A few years ago, while travelling with my family, we stopped at a small scenic town in Gujarat for tea. The shop owner, a middle-aged woman, was trying to make a digital payment to her supplier. She frowned at the screen, tapped a few times, then turned to her son and said, “Aa su lakhyu che? Mane samjhatun nathi” what’s written here? I don’t understand.
The incident stayed with me.
It said more about India’s digital divide than any data point or graph can ever represent. We are a country of near-universal mobile connectivity, but not of universal understanding. Our biggest digital divide today is not about who has a smartphone, but who the smartphone truly speaks to.
The data also speaks a language which is contrasting.
Today, over 800 million people are online and this number is only growing. Estimates suggest that by the end of FY2026, there will be more than a billion people who are online in India making us the second largest digital economy in the world. However, there is a catch. 98% of these online users consume content in their local language.
Yet, many digital interfaces, from government portals to apps, remain English-first. Imagine what it actually means. The app is there, the connectivity is stronger than ever, but is not understandable. When a mother in Surat hesitates to order groceries online or a farmer in Varanasi can’t navigate a loan application, the promise of “Digital India” remains unfulfilled.
Bridging the gap with AI
This is where the next leap in India’s digital journey must come from. Not faster networks. Not cheaper devices. But intelligence, intelligence that adapts to people, not the other way around.

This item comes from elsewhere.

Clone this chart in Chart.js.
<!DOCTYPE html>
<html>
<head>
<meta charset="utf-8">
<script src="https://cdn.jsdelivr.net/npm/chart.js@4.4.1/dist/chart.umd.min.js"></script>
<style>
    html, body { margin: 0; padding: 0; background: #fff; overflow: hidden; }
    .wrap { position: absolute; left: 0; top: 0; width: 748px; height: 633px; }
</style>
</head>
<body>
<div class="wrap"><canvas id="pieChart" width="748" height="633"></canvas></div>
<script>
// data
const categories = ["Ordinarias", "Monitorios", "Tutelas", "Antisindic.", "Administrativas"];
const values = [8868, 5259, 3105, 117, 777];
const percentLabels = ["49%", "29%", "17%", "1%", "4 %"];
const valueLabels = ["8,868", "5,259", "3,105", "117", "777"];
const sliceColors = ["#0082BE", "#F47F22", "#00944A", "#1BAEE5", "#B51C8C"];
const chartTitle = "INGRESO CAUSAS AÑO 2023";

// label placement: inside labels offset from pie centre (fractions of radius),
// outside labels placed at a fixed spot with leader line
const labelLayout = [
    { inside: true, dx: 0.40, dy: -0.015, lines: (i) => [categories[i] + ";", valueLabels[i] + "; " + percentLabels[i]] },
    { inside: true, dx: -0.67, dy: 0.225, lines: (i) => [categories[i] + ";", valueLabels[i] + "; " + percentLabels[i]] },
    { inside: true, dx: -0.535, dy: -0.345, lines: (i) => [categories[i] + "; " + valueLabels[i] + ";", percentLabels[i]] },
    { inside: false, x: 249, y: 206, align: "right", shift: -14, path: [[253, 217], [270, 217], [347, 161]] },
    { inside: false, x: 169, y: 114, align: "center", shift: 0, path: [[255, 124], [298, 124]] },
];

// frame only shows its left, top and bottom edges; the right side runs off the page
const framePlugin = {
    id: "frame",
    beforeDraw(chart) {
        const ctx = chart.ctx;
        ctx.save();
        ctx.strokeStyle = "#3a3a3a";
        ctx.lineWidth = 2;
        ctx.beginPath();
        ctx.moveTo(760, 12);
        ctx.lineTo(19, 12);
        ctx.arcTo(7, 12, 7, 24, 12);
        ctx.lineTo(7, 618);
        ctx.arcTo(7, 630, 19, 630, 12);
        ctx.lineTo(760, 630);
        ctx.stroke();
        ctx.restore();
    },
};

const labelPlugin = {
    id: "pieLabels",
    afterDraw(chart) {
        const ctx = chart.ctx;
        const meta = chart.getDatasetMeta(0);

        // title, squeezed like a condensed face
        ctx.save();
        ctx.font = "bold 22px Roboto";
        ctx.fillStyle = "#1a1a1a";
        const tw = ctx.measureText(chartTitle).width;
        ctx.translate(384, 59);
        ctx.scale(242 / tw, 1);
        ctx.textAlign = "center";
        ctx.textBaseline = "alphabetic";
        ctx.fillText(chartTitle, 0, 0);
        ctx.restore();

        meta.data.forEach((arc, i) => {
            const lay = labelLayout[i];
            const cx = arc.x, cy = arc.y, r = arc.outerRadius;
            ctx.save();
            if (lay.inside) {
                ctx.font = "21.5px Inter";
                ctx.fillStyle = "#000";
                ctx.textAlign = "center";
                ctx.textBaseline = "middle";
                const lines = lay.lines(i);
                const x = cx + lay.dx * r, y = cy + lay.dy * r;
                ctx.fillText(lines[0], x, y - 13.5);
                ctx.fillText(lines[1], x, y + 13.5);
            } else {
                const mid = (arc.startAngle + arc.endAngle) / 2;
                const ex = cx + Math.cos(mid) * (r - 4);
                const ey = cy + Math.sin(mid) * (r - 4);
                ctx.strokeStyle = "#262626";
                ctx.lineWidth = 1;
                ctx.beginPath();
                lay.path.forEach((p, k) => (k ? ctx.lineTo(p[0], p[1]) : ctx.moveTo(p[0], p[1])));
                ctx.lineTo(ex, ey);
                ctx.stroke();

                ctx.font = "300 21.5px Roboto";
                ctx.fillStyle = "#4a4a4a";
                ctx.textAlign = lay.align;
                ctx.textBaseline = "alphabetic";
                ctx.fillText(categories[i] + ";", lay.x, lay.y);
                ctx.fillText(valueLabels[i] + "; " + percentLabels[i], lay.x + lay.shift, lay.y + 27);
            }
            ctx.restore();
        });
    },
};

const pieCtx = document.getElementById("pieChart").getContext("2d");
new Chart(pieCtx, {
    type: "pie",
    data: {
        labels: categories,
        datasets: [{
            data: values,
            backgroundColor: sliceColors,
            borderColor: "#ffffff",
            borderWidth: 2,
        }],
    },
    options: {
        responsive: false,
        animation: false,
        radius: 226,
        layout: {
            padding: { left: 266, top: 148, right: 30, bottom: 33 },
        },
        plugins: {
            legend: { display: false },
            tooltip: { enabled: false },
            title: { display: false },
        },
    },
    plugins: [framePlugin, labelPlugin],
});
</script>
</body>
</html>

Artificial intelligence, especially in natural language processing, is finally capable of closing the widest gap in our digital economy. The gap of comprehension. According to a 2024 IAMAI–Kantar report, over 600 million Indians identify local language as their only medium of digital comfort. Combine that with the fact that India has 22 official languages, 19,500 mother tongues and speech variants, and it becomes clear that the country’s biggest digital barrier is linguistic, not technological.
Generative AI now enables what policymakers once considered impossible, interfaces that speak the user’s language, understand their intent, and respond in dialects as diverse as Bundeli, Kutchi, Awadhi or Marwari. The technology is no longer aspirational; it is operational. India’s language models are being trained on the world’s largest non-English user base, giving us a unique advantage: we are not just participants in the global AI race; we are its most valuable training ground.
But beyond the excitement lies the real question. What does this solve?
AI can finally make digital public infrastructure inclusive by design.
Consider UPI. It processes more than 14 billion transactions a month. But imagine the next version where a user can simply say, in Bhojpuri or Garhwali, “Pachaas rupaye bhej do Shivani ko,” and the system completes the task without a single tap. No menus. No English. No fear of “Aa su lakhyu che?”
AI-powered voice interfaces alone have the potential to bring 150–200 million new users into the formal digital economy over the next three years. These are not just incremental users; they are the very citizens currently excluded by text-heavy, English-heavy design.
The stakes are even higher in public services. A farmer loses opportunities not because he lacks a smartphone, but because government advisories often reach him in a language he cannot interpret. The cost of this comprehension gap is massive, India loses an estimated $10–12 billion annually in productivity due to complex, inaccessible digital systems.
While the case for multilingual adoption is clear, many brands struggle to act on it. One challenge is fragmentation. Supporting multiple languages, dialects, and formats across apps, websites, customer support, and marketing feels operationally complex. Another is fear of quality and compliance, especially in regulated sectors like BFSI, where mistranslation can carry real risk.
Many companies still treat local languages as a “regional add-on” rather than a core growth lever. Others underestimate the cultural layer, assuming translation alone is enough, when true adoption requires transcreation, context, and tone.
AI can address these challenges, but only when implemented thoughtfully. Models must be trained on Indian linguistic realities, governed with strong human oversight, and embedded directly into enterprise workflows. When done right, multilingual AI reduces cost, improves trust, and unlocks scale rather than adding complexity.
For AI to truly democratise digital India, three things must happen:
- Interfaces must become invisible. Menus, tabs, and forms need to fade. The system should understand speech, intent, and context. That is how you build comfort for the next half-billion users.
- AI must be culturally grounded. Not just language models, but cultural models, understanding idioms, metaphors, accents, hesitation, silence. Technology that understands the way India speaks.
- Trust must be earned, not assumed.AI systems that power public services must follow the highest standards of privacy, transparency, and explainability. A tool is only empowering when the user feels safe using it.
The digital India we must build
The woman in Gujarat was not struggling with technology. She was struggling with translation. Her world was digital. But the interface was not built for her. If AI can help bridge that gap, between access and understanding, between intent and action, then India will unlock a digital dividend no country has ever seen. A billion people engaging meaningfully with digital systems is not just an economic outcome; it is a societal transformation. The next big story of India will not be about how many people came online, but how many people felt at home online. And that is a story only inclusive AI can write.